Before I join in the sport of post-defeat Republican recrimination, allow me to indulge in a rare moment of bipartisanship.
Philosophers and partisans will debate for years the question of whether
Democrats deserved to win the 2006 elections, but let us agree that the
Republicans deserved to lose.
Through its own crapulence, jobbery and malfeasance, the Grand Old Party
lost the House of Representatives, the jewel of the Republican revolution,
the engine of conservative policy reform and home to the much-maligned
freedom fries. The Democrats needed 15 seats to capture the House, and they
passed that mark handily, like a running back carrying the ball through the
end zone, into the bleachers and all the way to the concession stand - and
then ordering a hot dog. Then, twisting the knife and mangling this metaphor
beyond all human decency, the Senate fell into the Dem column like one
enormous hanging chad.
Let's take the Democrats at their word. They wanted this election to be a
referendum on President Bush and the GOP. Despite valiant efforts by the
Republicans to make the election a choice between two parties, the Dems
succeeded in making it thumbs-up or thumbs-down on just one: the GOP.
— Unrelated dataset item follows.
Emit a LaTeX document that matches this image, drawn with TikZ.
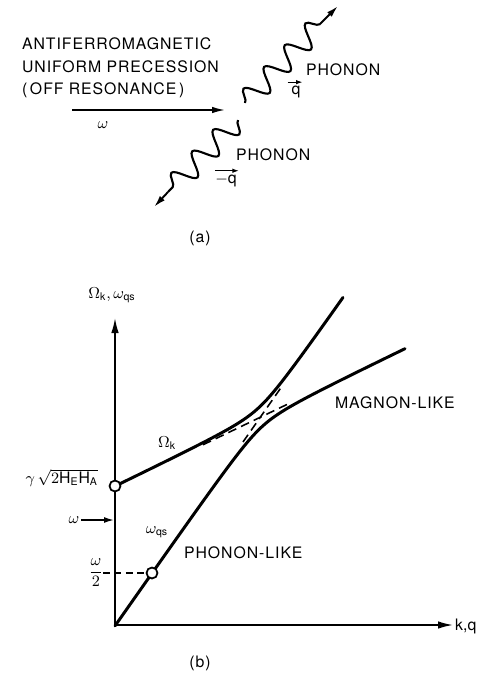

And so the Republicans were doomed. The cliches are no less true for being
cliches. The GOP came to power in 1994 promising lean government, and became
the party that needs to unbuckle its pants and loosen its belt two notches
after every lobbyist-paid meal. The GOP once had the reputation of being
able to run the government like a business and wars like a finely tuned
machine. But under compassionate conservatism, government became a
faith-based charity.
As for the war(s), the finely tuned machine is clogged with Iraqi sand. The
Democrats think the only solution is to "redeploy" the whole kit and
caboodle out of there for repairs. To Bush's credit, he understands that
wars, particularly this one, need to be won. But, alas, the Democrats won
the argument at the polls.
Now, let's get back to the important business of pointing fingers and
assigning blame. Conservatives have been sharpening their bayonets for
months, waiting to inaugurate the first great intramural bloodletting of the
new millennium. Libertarian types think the fault lies in too much social
conservatism. Social conservatives see too much worldliness. Both see too
much compromise, while moderates, squishes and other RINOs (Republicans in
name only) see too little compromise. Realists and isolationists see too
much war. Neoconservatives and other hawks see, if not too little war,
certainly too little commitment to do everything it takes to win the ones
we're in.
Of all these arguments, the only two you are likely to hear ad nauseam are:
too much social conservatism and too much war.
Why? Because that's the view of the liberal establishment that for 40 years
has been arguing that if only conservatives were more liberal they'd be more
successful, even as the conservative movement has been the most successful
political enterprise of the last half-century.
Philosophically, reasonable people may differ about whether there's been too
much social conservatism, but politically, this is idiotic. As Ramesh
Ponnuru notes in the National Review, Christian conservatives give the GOP
as many votes as labor and blacks combined give to the Democrats. It's to
the Republicans' electoral advantage to take positions that shock the
conscience of Rosie O'Donnell.
It's also true that the Iraq war is unpopular; that's because it's not going
swimmingly. If it were otherwise, Iraq would be a political boon to the GOP.
Now, you might say, "Yeah, and except for the brief unpleasantness, Mrs.
Lincoln had a wonderful time at the theater." But it is not the conservative
position to botch wars. And contrary to the slanderous codswallop you've
heard for the last year, conservative principles do not require flooding New
Orleans. While we're on this point, corruption and cronyism aren't core
planks in the conservative platform either. Rep. Don Sherwood (R-Pa.) lost
his seat because of an alleged personal scandal, but I can assure you
there's nothing in the works of Edmund Burke that says a good conservative
should try to strangle his mistress.
In other words, just as Democrats insisted, the GOP's drubbing had more to
do with competence and scandal than program and ideology.
Indeed, if the conservative base hadn't been disgusted with Republican
management, and if so many Democrats hadn't run as social conservatives, the
GOP might have done just fine in this election.
Republicans lost because they behaved like self-indulgent politicians, not
purists. Conservatives care a lot about ideas, so that's where we'll try to
assign blame. But the ideologues aren't to blame. The Republicans are.